War, for the most part, does not age well. When a country goes to war, it is always for the right reasons. No nation enters an unpopular war to start with but many leave an unpopular war. World War I, for Americans, was fought for high ideals. World War II was also fought to end a threat and self-defense against the Japanese. Korea and Vietnam never gained that popularity. Time changes many ideas of war.

Winter uses various forms of media to examine how war is portrayed. There are three divisions he makes: World War I, 1933-1970, and 1970 to present. There was an interesting break, particularly in the cinema in the 1970s. War films in earlier times like The Sands of Iwo Jima paint a positive example of the war. Later films like Full Metal Jacket and Jarhead paint a different image of war, even though the service branch is the same.

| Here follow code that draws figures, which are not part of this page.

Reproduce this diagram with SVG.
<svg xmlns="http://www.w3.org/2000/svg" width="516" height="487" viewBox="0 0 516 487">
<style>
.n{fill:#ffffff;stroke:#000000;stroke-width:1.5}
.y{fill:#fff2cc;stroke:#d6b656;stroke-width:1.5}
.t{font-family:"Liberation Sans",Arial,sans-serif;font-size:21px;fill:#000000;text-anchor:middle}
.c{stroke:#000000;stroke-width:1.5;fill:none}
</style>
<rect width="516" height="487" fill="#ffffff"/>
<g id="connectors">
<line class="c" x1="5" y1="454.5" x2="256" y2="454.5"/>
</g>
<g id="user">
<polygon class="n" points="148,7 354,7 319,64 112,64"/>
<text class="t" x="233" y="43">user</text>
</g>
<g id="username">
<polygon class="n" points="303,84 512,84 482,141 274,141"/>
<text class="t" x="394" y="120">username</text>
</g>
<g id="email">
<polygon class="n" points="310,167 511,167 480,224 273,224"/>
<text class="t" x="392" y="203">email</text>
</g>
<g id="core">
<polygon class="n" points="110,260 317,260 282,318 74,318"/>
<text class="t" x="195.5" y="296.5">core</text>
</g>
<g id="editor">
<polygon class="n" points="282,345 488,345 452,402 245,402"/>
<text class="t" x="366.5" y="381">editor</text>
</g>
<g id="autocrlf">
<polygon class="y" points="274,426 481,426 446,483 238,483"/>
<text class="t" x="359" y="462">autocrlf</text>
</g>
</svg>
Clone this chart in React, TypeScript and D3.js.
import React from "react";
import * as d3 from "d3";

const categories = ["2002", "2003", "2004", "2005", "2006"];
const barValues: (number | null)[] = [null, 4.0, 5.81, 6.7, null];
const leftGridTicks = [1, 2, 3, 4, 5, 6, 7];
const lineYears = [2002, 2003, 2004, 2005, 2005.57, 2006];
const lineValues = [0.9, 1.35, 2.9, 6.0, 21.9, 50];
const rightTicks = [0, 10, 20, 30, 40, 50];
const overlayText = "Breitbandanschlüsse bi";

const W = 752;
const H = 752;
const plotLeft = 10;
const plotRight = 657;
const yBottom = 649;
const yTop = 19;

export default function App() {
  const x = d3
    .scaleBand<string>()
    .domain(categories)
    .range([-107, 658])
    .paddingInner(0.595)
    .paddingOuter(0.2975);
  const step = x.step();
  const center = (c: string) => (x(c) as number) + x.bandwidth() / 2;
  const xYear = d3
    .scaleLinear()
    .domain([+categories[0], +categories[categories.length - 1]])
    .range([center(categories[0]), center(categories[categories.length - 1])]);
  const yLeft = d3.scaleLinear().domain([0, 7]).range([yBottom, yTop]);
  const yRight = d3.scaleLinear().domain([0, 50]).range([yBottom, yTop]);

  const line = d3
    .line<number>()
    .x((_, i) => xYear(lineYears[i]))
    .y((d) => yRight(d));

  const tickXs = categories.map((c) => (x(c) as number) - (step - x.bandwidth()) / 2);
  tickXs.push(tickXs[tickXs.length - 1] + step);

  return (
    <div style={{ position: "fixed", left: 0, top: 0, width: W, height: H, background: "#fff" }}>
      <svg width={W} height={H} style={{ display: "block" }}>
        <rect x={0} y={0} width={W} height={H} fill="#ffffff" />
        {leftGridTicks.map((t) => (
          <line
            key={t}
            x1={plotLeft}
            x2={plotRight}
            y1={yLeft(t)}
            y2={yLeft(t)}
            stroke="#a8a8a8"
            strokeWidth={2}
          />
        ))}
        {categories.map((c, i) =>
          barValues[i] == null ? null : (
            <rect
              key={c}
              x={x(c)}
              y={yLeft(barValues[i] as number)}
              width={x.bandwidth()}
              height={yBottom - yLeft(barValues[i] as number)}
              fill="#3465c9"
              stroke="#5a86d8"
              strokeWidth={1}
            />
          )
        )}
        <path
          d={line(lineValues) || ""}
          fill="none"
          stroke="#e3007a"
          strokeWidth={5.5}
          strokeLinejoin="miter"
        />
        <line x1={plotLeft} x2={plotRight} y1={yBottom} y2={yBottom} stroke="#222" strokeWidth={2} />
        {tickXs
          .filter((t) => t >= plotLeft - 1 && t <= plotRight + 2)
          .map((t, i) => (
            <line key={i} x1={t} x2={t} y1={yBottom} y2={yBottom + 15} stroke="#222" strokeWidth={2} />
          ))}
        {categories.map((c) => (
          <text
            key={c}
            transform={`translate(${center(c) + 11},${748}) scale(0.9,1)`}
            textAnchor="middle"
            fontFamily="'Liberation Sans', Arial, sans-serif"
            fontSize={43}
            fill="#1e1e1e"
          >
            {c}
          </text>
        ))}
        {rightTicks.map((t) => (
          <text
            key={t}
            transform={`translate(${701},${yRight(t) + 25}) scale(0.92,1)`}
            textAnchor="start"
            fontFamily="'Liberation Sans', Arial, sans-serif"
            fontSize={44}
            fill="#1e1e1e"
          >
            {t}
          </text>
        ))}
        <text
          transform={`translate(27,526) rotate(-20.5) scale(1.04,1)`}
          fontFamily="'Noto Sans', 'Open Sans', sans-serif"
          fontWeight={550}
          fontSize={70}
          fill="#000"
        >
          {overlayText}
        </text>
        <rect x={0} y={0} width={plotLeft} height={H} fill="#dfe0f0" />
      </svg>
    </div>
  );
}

Photography made a change in WWI, although still photography was taken in the 19th century, it was expensive. Starting in WWI Kodak made a vest post camera which puts photography in the hands of the common soldier changed the way war was seen. Newspapers were anxious to but photos from men in the trenches. Later official photographers and censorship limited what the public saw of war. This lockdown seemed to hold for the most part until Abu Ghraib. Digital photography and the internet are much harder to censor.

War changes society and how the artist sees war. Paintings and sculptures have evolved and changed since industrial scale warfare was launched. Gone were the British war poets. The scale of death created a faceless version of war. Nations lost so many people so quickly that mass graves became the norm (although not photographed). Nations created monuments to the unknown soldier. The Vietnam Memorial captures none of the glory of war. Below ground level, it simply lists the names of the dead. Although Anne Franks's face is well known, there is no face for the Holocaust. Modern war created death on a scale that became faceless. Picasso's Guernica is a symbol the horror of war, although faces are present in the painting, they are unrecognizable. War has become the mass production of death.

It was said that after WWI the use of words like honor, glory, and duty carried with them a tone of mockery. Modern War changed mankind. Stiles captures this evolution of change in 20th-century art and media. Although not covered in the book, perhaps there is even a lesson in television. In the television series MASH, Father Mulcahy attempts to write a rally song for the Korean War and ends up writing:

There's no one singing war songs now like people used to do,
No "Over There," no "Praise the Lord," no "Glory Hallelu."
Perhaps at last we've asked ourselves what we should have asked before,
With the pain and death this madness brings, what were we ever singing for?

A well written and researched book that shows how war and the effects of war on soldiers, races, ethnic groups, the military, and civilians. War is not confined to the battlefield. It affects more than those in uniform.